##### Data supplied

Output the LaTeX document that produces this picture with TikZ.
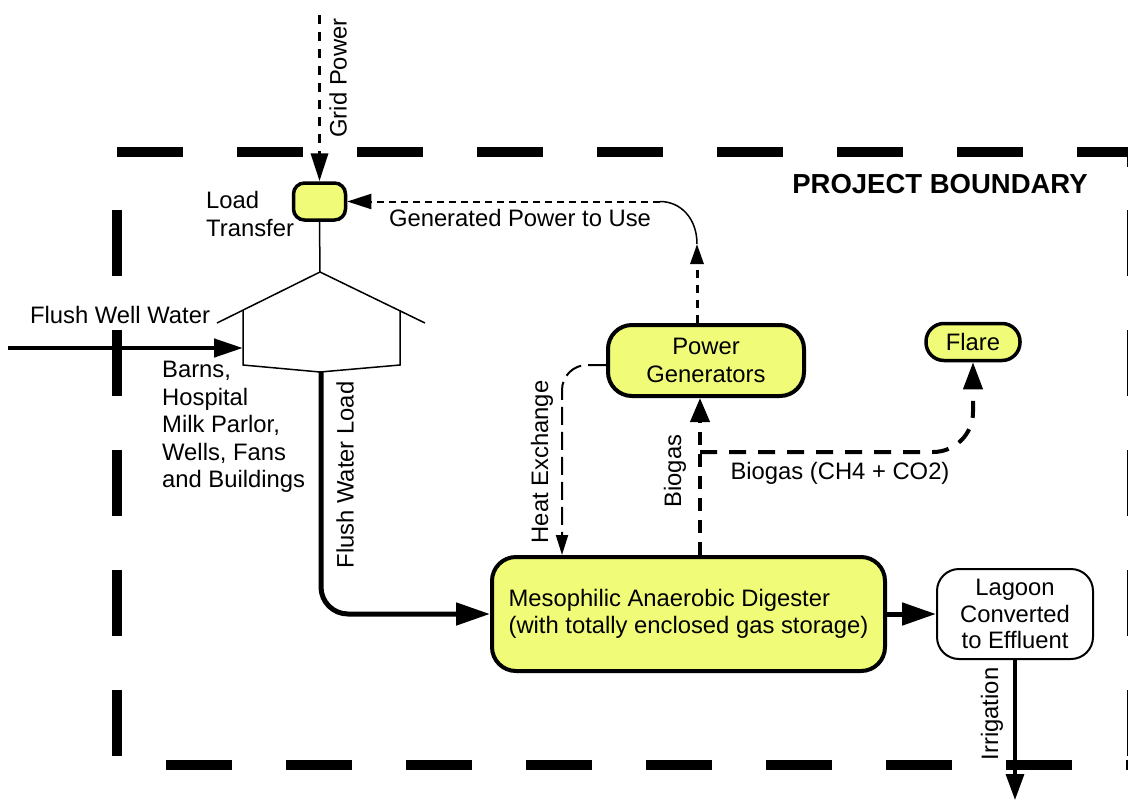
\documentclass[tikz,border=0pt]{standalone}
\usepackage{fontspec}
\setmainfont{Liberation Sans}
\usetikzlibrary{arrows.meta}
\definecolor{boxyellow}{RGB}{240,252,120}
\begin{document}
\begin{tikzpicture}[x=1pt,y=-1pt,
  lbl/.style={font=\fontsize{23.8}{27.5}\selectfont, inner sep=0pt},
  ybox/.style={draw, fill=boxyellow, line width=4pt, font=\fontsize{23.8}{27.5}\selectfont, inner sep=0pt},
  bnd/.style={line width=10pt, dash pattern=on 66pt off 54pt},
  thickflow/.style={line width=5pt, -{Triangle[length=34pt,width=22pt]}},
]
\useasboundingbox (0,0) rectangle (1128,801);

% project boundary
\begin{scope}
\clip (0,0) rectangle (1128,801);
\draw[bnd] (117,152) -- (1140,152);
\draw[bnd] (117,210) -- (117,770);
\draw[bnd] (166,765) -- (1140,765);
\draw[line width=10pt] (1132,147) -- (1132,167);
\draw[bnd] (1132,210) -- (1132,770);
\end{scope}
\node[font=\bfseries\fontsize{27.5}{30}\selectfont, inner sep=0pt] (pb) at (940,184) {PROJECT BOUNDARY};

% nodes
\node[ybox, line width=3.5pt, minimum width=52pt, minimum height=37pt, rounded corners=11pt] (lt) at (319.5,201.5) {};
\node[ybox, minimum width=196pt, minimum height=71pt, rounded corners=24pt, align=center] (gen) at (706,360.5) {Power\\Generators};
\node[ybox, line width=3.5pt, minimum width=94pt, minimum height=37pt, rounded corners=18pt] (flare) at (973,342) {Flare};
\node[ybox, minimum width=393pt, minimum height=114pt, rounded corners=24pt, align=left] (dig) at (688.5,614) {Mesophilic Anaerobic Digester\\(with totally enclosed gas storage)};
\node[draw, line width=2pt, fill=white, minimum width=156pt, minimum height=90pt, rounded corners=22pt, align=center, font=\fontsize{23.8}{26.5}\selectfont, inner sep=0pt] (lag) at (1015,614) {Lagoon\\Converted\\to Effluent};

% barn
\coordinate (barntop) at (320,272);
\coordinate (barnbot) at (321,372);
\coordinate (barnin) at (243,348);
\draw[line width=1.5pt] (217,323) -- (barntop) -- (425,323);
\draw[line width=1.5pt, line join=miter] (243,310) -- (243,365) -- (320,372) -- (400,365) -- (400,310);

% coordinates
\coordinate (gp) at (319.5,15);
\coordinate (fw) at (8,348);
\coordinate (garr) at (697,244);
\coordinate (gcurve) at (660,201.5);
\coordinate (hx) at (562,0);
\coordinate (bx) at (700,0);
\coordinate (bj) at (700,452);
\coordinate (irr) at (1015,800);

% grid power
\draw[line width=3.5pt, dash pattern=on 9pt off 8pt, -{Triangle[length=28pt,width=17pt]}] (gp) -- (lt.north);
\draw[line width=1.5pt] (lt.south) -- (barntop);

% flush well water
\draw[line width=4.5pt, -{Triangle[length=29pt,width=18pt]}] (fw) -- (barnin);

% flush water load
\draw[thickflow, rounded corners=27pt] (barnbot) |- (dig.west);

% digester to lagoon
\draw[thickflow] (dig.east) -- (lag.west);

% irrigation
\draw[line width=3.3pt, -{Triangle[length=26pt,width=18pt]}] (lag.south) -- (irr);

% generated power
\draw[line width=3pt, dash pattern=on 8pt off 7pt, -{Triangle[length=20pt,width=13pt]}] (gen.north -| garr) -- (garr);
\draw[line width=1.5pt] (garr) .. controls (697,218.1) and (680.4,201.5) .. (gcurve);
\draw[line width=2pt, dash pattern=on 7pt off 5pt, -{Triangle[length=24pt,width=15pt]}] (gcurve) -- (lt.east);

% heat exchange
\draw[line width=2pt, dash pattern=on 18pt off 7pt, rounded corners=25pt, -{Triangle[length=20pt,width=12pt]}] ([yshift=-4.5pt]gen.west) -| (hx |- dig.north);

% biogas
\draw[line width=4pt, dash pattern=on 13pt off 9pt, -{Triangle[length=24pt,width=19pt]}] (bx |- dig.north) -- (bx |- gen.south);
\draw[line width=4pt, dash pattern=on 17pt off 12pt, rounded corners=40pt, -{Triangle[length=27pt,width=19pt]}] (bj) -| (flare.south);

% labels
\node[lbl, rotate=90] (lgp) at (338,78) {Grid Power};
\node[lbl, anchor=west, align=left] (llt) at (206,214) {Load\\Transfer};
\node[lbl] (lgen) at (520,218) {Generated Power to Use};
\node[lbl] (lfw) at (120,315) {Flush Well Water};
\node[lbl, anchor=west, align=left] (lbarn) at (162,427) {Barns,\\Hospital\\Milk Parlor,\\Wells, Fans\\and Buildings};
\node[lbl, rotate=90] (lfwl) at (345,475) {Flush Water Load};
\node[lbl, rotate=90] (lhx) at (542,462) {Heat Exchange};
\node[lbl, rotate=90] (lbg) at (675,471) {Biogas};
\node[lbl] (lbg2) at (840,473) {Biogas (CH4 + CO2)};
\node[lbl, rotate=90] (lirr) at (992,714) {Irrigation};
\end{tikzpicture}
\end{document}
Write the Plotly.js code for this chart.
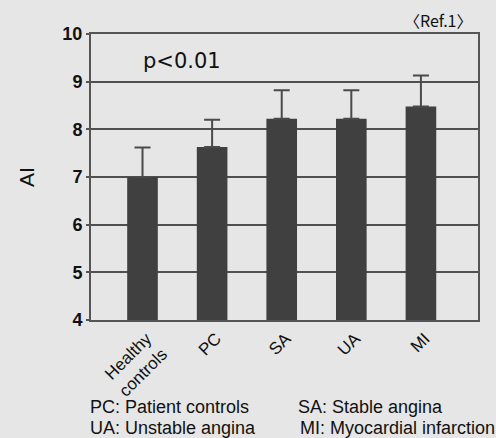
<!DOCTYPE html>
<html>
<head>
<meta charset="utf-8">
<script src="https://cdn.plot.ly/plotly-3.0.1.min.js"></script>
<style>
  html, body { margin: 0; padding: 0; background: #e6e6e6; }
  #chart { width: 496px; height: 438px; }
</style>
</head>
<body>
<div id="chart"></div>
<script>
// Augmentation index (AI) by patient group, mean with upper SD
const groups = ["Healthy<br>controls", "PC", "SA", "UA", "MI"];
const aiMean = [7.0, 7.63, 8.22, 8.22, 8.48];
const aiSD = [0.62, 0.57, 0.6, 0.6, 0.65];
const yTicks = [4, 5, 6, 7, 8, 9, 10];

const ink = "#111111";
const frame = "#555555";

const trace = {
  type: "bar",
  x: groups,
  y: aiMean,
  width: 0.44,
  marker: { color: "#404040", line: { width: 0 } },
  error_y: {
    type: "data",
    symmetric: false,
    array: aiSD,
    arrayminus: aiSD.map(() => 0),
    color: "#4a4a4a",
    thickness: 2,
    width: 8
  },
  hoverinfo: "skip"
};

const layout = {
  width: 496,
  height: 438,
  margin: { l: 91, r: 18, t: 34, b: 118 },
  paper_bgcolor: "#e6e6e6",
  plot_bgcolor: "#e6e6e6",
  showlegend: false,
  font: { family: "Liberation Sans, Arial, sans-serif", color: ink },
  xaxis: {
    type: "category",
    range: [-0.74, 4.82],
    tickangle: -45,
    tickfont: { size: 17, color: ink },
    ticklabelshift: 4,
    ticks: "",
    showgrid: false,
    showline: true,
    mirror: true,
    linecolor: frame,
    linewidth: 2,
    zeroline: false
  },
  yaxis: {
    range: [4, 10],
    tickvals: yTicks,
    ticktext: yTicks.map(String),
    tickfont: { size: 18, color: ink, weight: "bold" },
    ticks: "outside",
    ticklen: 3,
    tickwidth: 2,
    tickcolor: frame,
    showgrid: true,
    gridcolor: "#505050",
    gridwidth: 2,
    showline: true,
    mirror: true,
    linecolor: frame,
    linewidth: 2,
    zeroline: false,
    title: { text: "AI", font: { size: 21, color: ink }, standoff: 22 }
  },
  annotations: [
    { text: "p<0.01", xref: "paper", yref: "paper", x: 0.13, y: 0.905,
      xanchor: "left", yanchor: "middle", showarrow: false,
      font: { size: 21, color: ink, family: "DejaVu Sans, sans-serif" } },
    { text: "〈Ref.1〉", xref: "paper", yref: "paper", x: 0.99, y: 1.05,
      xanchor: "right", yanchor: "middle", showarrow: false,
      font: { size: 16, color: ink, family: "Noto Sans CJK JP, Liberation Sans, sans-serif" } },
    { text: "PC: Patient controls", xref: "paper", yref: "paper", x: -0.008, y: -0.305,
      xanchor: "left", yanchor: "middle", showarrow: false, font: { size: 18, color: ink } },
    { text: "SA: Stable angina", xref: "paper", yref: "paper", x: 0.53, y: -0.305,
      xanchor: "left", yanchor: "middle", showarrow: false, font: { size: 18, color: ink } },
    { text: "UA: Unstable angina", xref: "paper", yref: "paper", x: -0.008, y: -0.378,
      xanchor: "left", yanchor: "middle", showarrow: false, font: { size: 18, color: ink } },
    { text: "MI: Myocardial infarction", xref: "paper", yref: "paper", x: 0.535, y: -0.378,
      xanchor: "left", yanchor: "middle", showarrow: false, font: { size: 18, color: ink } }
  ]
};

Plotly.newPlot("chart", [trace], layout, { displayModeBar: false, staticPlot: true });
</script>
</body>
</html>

##########

■ **Stated problem**: Report how many lines of the data contain the word "chart", using the number alone.

■ **Output of the task**: 4